Work instructions: Copy from the first line below down to and including the line with "jn) -| (user.north);". Skip the pictures.

Material:
——
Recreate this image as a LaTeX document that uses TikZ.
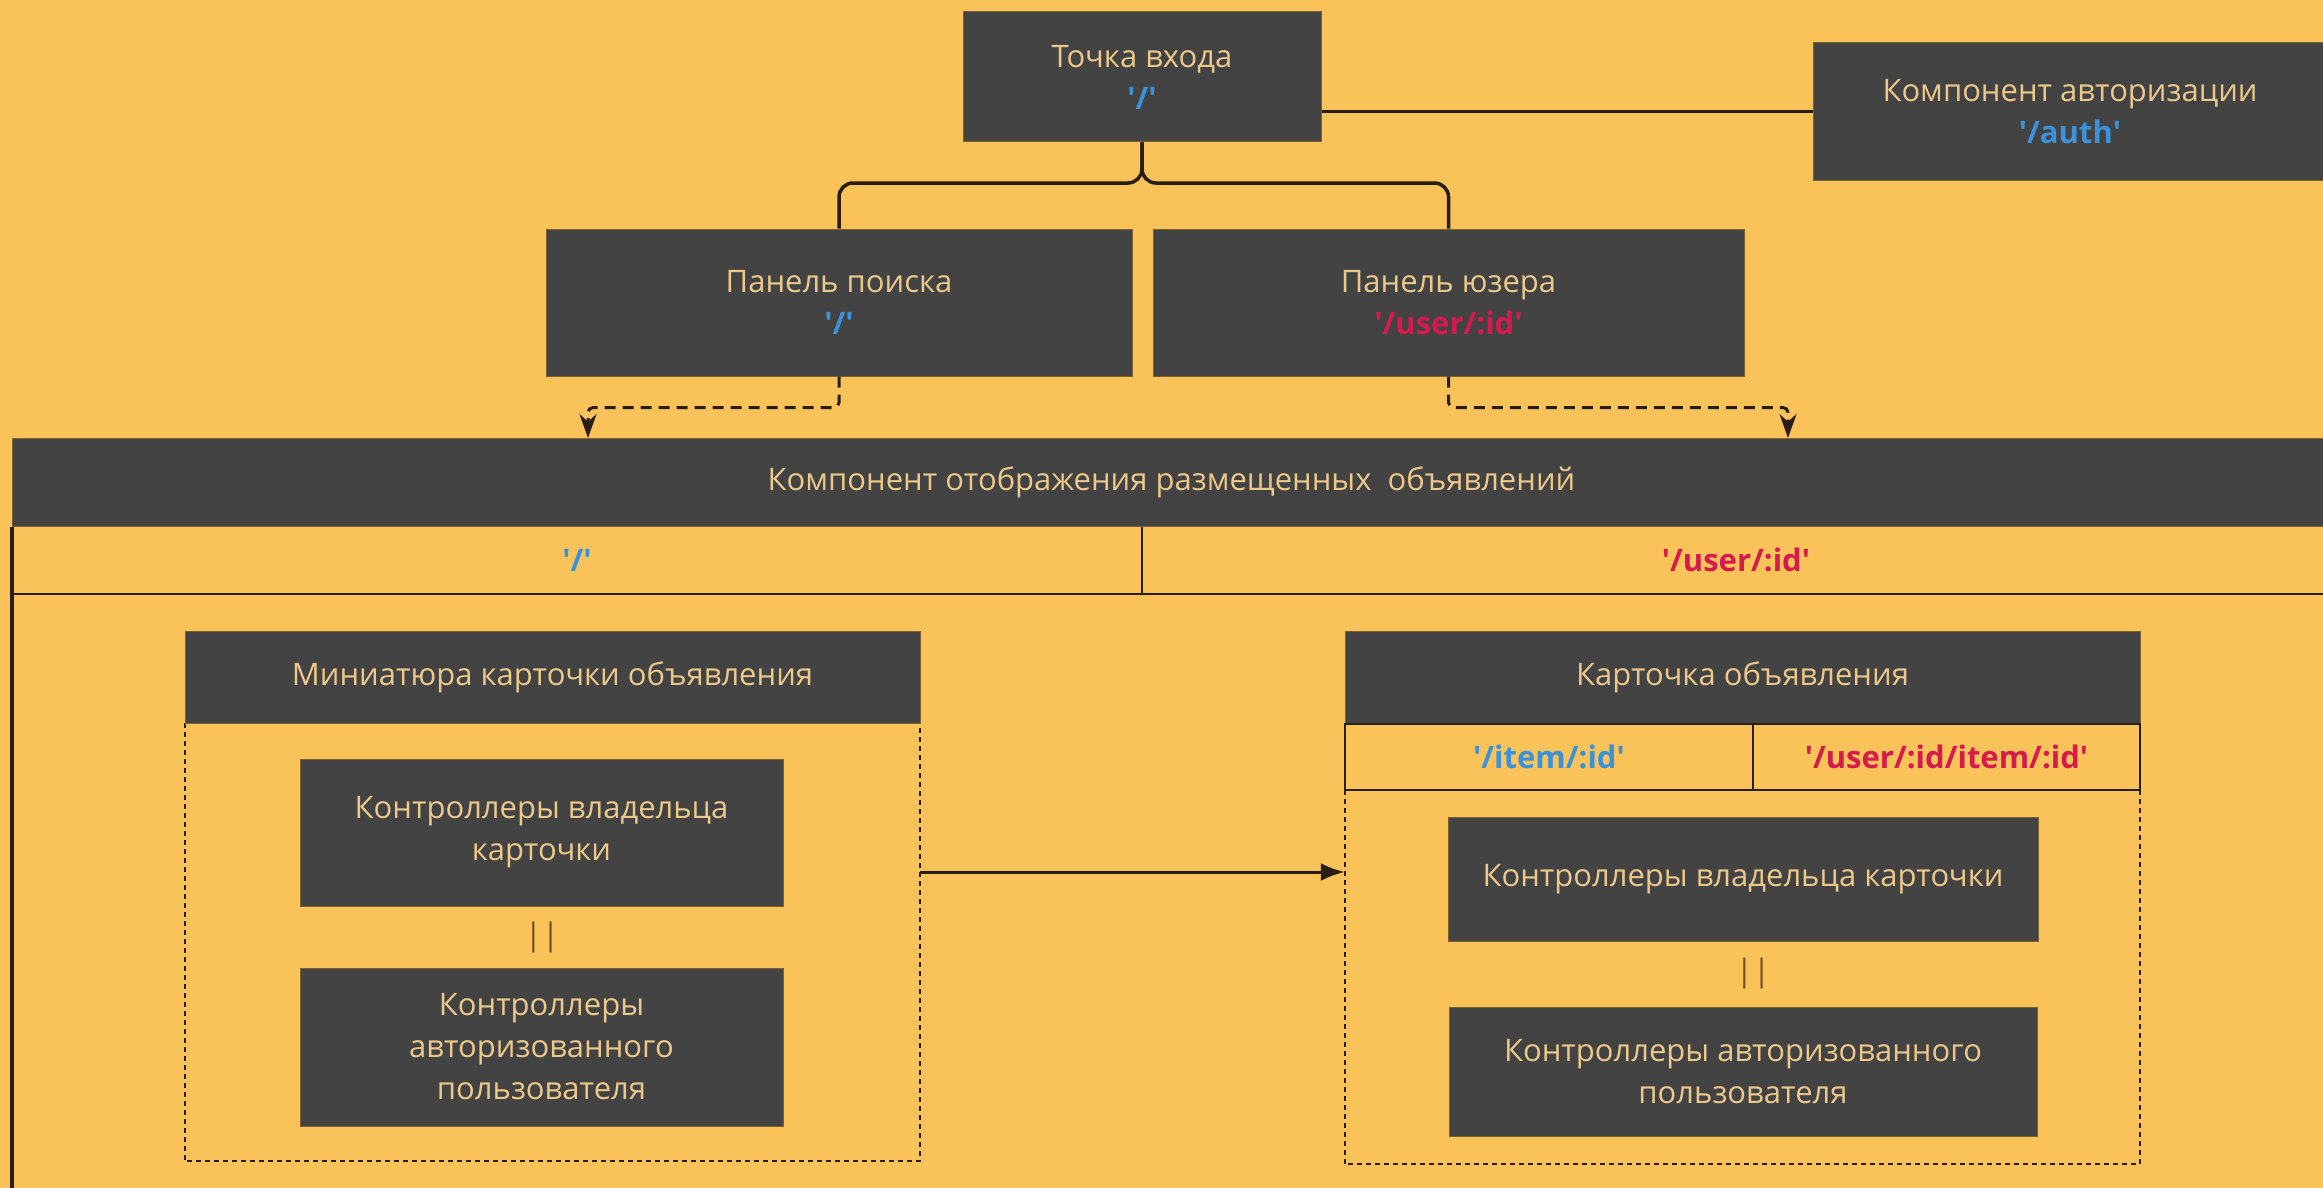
\documentclass[tikz,border=0pt]{standalone}
\usepackage{fontspec}
\setmainfont{Open Sans}
\usetikzlibrary{arrows.meta}
\definecolor{bg}{RGB}{249,195,90}
\definecolor{dark}{RGB}{67,67,67}
\definecolor{beige}{RGB}{236,201,138}
\definecolor{blu}{RGB}{58,146,218}
\definecolor{rd}{RGB}{214,26,78}
\definecolor{ln}{RGB}{40,30,20}
\definecolor{pipec}{RGB}{110,80,40}
\newcommand\apo{\textquotesingle}
\begin{document}
\begin{tikzpicture}[x=1pt,y=-1pt,
 box/.style={fill=dark, draw=ln!60!bg, line width=1pt, text=beige, align=center, inner sep=0pt, font=\fontsize{31}{42}\selectfont},
 route/.style={font=\fontsize{31}{42}\selectfont\bfseries},
 conn/.style={draw=ln, line width=3.5pt},
 dconn/.style={draw=ln, line width=3pt, dash pattern=on 11pt off 7pt},
 framed/.style={draw=ln, line width=1.5pt, dash pattern=on 5pt off 4pt},
 rowline/.style={draw=ln, line width=2.5pt},
 pipes/.style={text=pipec, font=\fontsize{31}{36}\selectfont, inner sep=0pt},
]
\useasboundingbox (0,0) rectangle (2323,1188);
\fill[bg] (0,0) rectangle (2323,1188);

% top level
\node[box, minimum width=358pt, minimum height=130pt] (entry) at (1142,77) {Точка входа\\{\color{blu}\bfseries\apo/\apo}};
\node[box, minimum width=514pt, minimum height=137pt] (auth) at (2070,111.5) {Компонент авторизации\\{\color{blu}\bfseries\apo/auth\apo}};
\node[box, minimum width=586pt, minimum height=147pt] (search) at (839,302.5) {Панель поиска\\{\color{blu}\bfseries\apo/\apo}};
\node[box, minimum width=591pt, minimum height=147pt] (user) at (1448.5,302.5) {Панель юзера\\{\color{rd}\bfseries\apo/user/:id\apo}};

\coordinate (jn) at (1142,183);
\draw[conn] (entry.east |- auth.west) -- (auth.west);
\draw[conn, rounded corners=14pt] (entry.south) -- (entry.south |- jn) -| (search.north);
\draw[conn, rounded corners=14pt] (entry.south) -- (entry.south |- jn) -| (user.north);

% main component
\coordinate (bot) at (12,1188);
\node[box, minimum width=2318pt, minimum height=88pt, anchor=west] (bar) at (12,482) {Компонент отображения размещенных~ объявлений};
\draw[conn, line width=4.5pt] (bar.south west) -- (bot);
\coordinate (rowb) at (2323,594);
\draw[rowline] (bar.south west |- rowb) -- (rowb);
\coordinate (rowdiv) at (1142,594);
\draw[rowline, line width=2pt] (rowdiv |- bar.south) -- (rowdiv);
\node[route, text=blu] (rowL) at (577,560) {\apo/\apo};
\node[route, text=rd] (rowR) at (1736,560) {\apo/user/:id\apo};

\coordinate (la) at (588,438);
\coordinate (ra) at (1788,438);
\draw[dconn, rounded corners=5pt, -{Stealth[length=24pt,width=17pt]}] (search.south) -- ++(0,31) -| (la);
\draw[dconn, rounded corners=5pt, -{Stealth[length=24pt,width=17pt]}] (user.south) -- ++(0,31) -| (ra);

% left: miniature
\path node[minimum width=735pt, minimum height=438pt, inner sep=0pt] (miniF) at (552.5,942) {};
\draw[framed] (miniF.north west) -- (miniF.south west) -- (miniF.south east) -- (miniF.north east);
\node[box, minimum width=735pt, minimum height=92pt] (mini) at (552.5,677) {Миниатюра карточки объявления};
\node[box, minimum width=483pt, minimum height=147pt] (lc1) at (541.5,832.5) {Контроллеры владельца\\карточки};
\node[pipes] (lp) at (542,937) {||};
\node[box, minimum width=483pt, minimum height=158pt] (lc2) at (541.5,1047) {Контроллеры\\авторизованного\\пользователя};

% right: card
\path node[minimum width=795pt, minimum height=374pt, inner sep=0pt] (cardF) at (1742.5,977) {};
\draw[framed] (cardF.north west) -- (cardF.south west) -- (cardF.south east) -- (cardF.north east);
\node[box, minimum width=795pt, minimum height=92pt] (card) at (1742.5,677) {Карточка объявления};
\coordinate (cdiv) at (1753,790);
\draw[rowline, line width=2pt] (card.south west) rectangle (cardF.north east);
\draw[rowline, line width=2pt] (cdiv |- card.south) -- (cdiv);
\node[route, text=blu] (cL) at (1549,756.5) {\apo/item/:id\apo};
\node[route, text=rd] (cR) at (1946.5,756.5) {\apo/user/:id/item/:id\apo};
\node[box, minimum width=590pt, minimum height=124pt] (rc1) at (1743,879) {Контроллеры владельца карточки};
\node[pipes] (rp) at (1753,973) {||};
\node[box, minimum width=588pt, minimum height=129pt] (rc2) at (1743,1071.5) {Контроллеры авторизованного\\пользователя};

\coordinate (ay) at (0,872);
\draw[conn, line width=3pt, -{Latex[length=24pt,width=18pt]}] (miniF.east |- ay) -- (cardF.west |- ay);
\end{tikzpicture}
\end{document}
——
Answer to the exercise:
Recreate this image as a LaTeX document that uses TikZ.
\documentclass[tikz,border=0pt]{standalone}
\usepackage{fontspec}
\setmainfont{Open Sans}
\usetikzlibrary{arrows.meta}
\definecolor{bg}{RGB}{249,195,90}
\definecolor{dark}{RGB}{67,67,67}
\definecolor{beige}{RGB}{236,201,138}
\definecolor{blu}{RGB}{58,146,218}
\definecolor{rd}{RGB}{214,26,78}
\definecolor{ln}{RGB}{40,30,20}
\definecolor{pipec}{RGB}{110,80,40}
\newcommand\apo{\textquotesingle}
\begin{document}
\begin{tikzpicture}[x=1pt,y=-1pt,
 box/.style={fill=dark, draw=ln!60!bg, line width=1pt, text=beige, align=center, inner sep=0pt, font=\fontsize{31}{42}\selectfont},
 route/.style={font=\fontsize{31}{42}\selectfont\bfseries},
 conn/.style={draw=ln, line width=3.5pt},
 dconn/.style={draw=ln, line width=3pt, dash pattern=on 11pt off 7pt},
 framed/.style={draw=ln, line width=1.5pt, dash pattern=on 5pt off 4pt},
 rowline/.style={draw=ln, line width=2.5pt},
 pipes/.style={text=pipec, font=\fontsize{31}{36}\selectfont, inner sep=0pt},
]
\useasboundingbox (0,0) rectangle (2323,1188);
\fill[bg] (0,0) rectangle (2323,1188);

% top level
\node[box, minimum width=358pt, minimum height=130pt] (entry) at (1142,77) {Точка входа\\{\color{blu}\bfseries\apo/\apo}};
\node[box, minimum width=514pt, minimum height=137pt] (auth) at (2070,111.5) {Компонент авторизации\\{\color{blu}\bfseries\apo/auth\apo}};
\node[box, minimum width=586pt, minimum height=147pt] (search) at (839,302.5) {Панель поиска\\{\color{blu}\bfseries\apo/\apo}};
\node[box, minimum width=591pt, minimum height=147pt] (user) at (1448.5,302.5) {Панель юзера\\{\color{rd}\bfseries\apo/user/:id\apo}};

\coordinate (jn) at (1142,183);
\draw[conn] (entry.east |- auth.west) -- (auth.west);
\draw[conn, rounded corners=14pt] (entry.south) -- (entry.south |- jn) -| (search.north);
\draw[conn, rounded corners=14pt] (entry.south) -- (entry.south |- jn) -| (user.north);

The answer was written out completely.